We got these neon orange special socks for sky zone, with little white suction
cups at the bottom for grip. We had the most fun, like always. It felt like
life was finally changing, for both of us.
One day the greatest thing happened, and it melted my heart
and gave me butterflies that I couldn’t even handle. We started getting closer
and more affectionate. We we’re driving back from another dinner date and we
parked and were just sitting and talking in a parking lot, being cute as
always, and the serious look on his face made me think of what he was about to
say. Obviously I thought the worst, was he going to break up with me? I hate
being a girl having these thoughts. I thought he liked me. Then he turned to
me, smiled and said “I love you Cindy Moar.” My eyes went wide; I smiled like a
little girl and blushed so much. I finally found my words and said “I love you
too Bradley.” We started to talk after that.
“Cindy I mean it, you are the best thing that has ever
happened to me, and I am over joyed to have you in my life.”
My voice was soft and high-pitched from how I was feeling.

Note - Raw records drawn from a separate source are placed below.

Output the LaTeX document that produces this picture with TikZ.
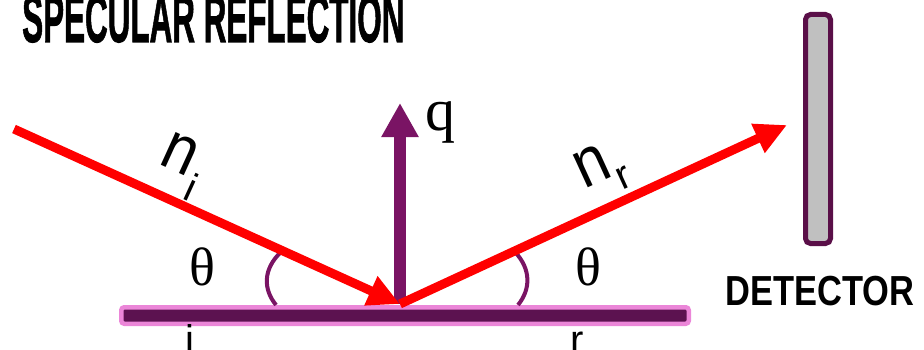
\documentclass[tikz,border=0pt]{standalone}
\usepackage{fontspec}
\setmainfont{Liberation Serif}
\setsansfont{Liberation Sans}
\newfontfamily\titlefont[FakeBold=1.5]{Liberation Sans Bold}
\usetikzlibrary{arrows.meta}
\definecolor{rayred}{HTML}{FF0000}
\definecolor{qpurple}{HTML}{7A1464}
\definecolor{barpink}{HTML}{EB86D8}
\definecolor{bardark}{HTML}{5C1250}
\definecolor{detframe}{HTML}{5A0F48}
\definecolor{detgray}{HTML}{C0C0C0}
\tikzset{
  ray/.style={line width=9pt, rayred, -{Triangle[length=32pt,width=30pt]}},
  normalarrow/.style={line width=12pt, qpurple, -{Triangle[length=34pt,width=35pt]}},
  anglearc/.style={line width=4pt, qpurple},
  mirror/.style={draw=barpink, fill=bardark, line width=4.5pt, rounded corners=3pt,
                 minimum width=567.5pt, minimum height=16.5pt, inner sep=0pt},
  detector/.style={draw=detframe, fill=detgray, line width=5pt, rounded corners=5pt,
                   minimum width=25pt, minimum height=229pt, inner sep=0pt},
  greek/.style={font=\fontsize{54}{54}\selectfont, inner sep=0pt},
  nlabel/.style={font=\sffamily\fontsize{68}{68}\selectfont, inner sep=0pt},
  sublabel/.style={font=\sffamily\fontsize{40}{40}\selectfont, inner sep=0pt},
}

\begin{document}
\begin{tikzpicture}[x=1pt, y=1pt]
    \useasboundingbox (0,0) rectangle (924,349);
    \clip (0,0) rectangle (924,349);
    % surface and detector
    \node[mirror] (bar) at (405,33.5) {};
    \node[detector] (det) at (818,220) {};
    \node[anchor=base, inner sep=0pt] (detlabel) at (820,44)
      {\scalebox{0.82}[1]{\sffamily\bfseries\fontsize{42}{42}\selectfont DETECTOR}};
    \node[anchor=base west, inner sep=0pt] (title) at (22,307)
      {\scalebox{0.462}[1]{\titlefont\fontsize{68}{68}\selectfont SPECULAR REFLECTION}};
    % points of the beams
    \coordinate (hit) at (400,45);
    \coordinate (src) at (14,220);
    \coordinate (out) at (787,224);
    \coordinate (qtip) at (400,246);
    % normal
    \draw[normalarrow] (hit) -- (qtip);
    \node[anchor=base west, inner sep=0pt, font=\fontsize{60}{60}\selectfont] (q) at (425,219) {q};
    % angles
    \draw[anglearc] (281,97) .. controls (263,80) and (263,60) .. (276,44);
    \draw[anglearc] (515,97) .. controls (531,80) and (531,60) .. (518,44);
    \node[greek] (thi) at (202,82) {θ};
    \node[greek] (thr) at (588,82) {θ};
    % beams
    \draw[ray] (src) -- (hit);
    \draw[ray] (hit) -- (out);
    \node[nlabel, rotate=-24.5] (ni) at (180,195) {\scalebox{0.88}[1]{n}};
    \node[sublabel, rotate=-24.5] (nisub) at (192,162) {i};
    \node[nlabel, rotate=24.6] (nr) at (592,183) {\scalebox{0.88}[1]{n}};
    \node[sublabel, rotate=24.6] (nrsub) at (624,171) {r};
    % cut letters under the surface
    \node[anchor=base, inner sep=0pt, font=\sffamily\fontsize{40}{40}\selectfont] (li) at (190,-4) {i};
    \node[anchor=base, inner sep=0pt, font=\sffamily\fontsize{40}{40}\selectfont] (lr) at (577,-4) {r};
\end{tikzpicture}
\end{document}
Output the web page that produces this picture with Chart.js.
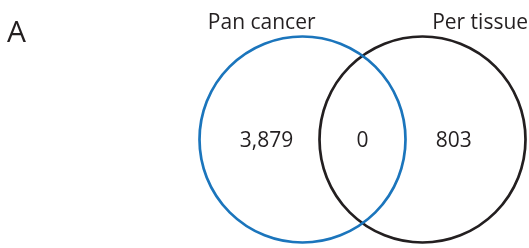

So many butterflies, “you really mean that? Because I really do care about you
to Brad, you are amazing in every single way and I enjoy all the time we have
spent together and I am ready for more days to come.” We were both
ear to ear grinning at this point.
He says,” I am so happy you say that Cindy, I feel the same
way and I love you so much.”
“I love you, Brad.”
After a couple months we are still stronger than ever to
this day. We have the greatest time together, always. We have our arguments,
but that’s totally normal. We are always laughing and smiling and being cuter
than ever. We make each other happy and keep each other sane. We help one
another with whatever we need, and never fail to lift each other’s spirits. He
makes me the happiest, and I do the same to him.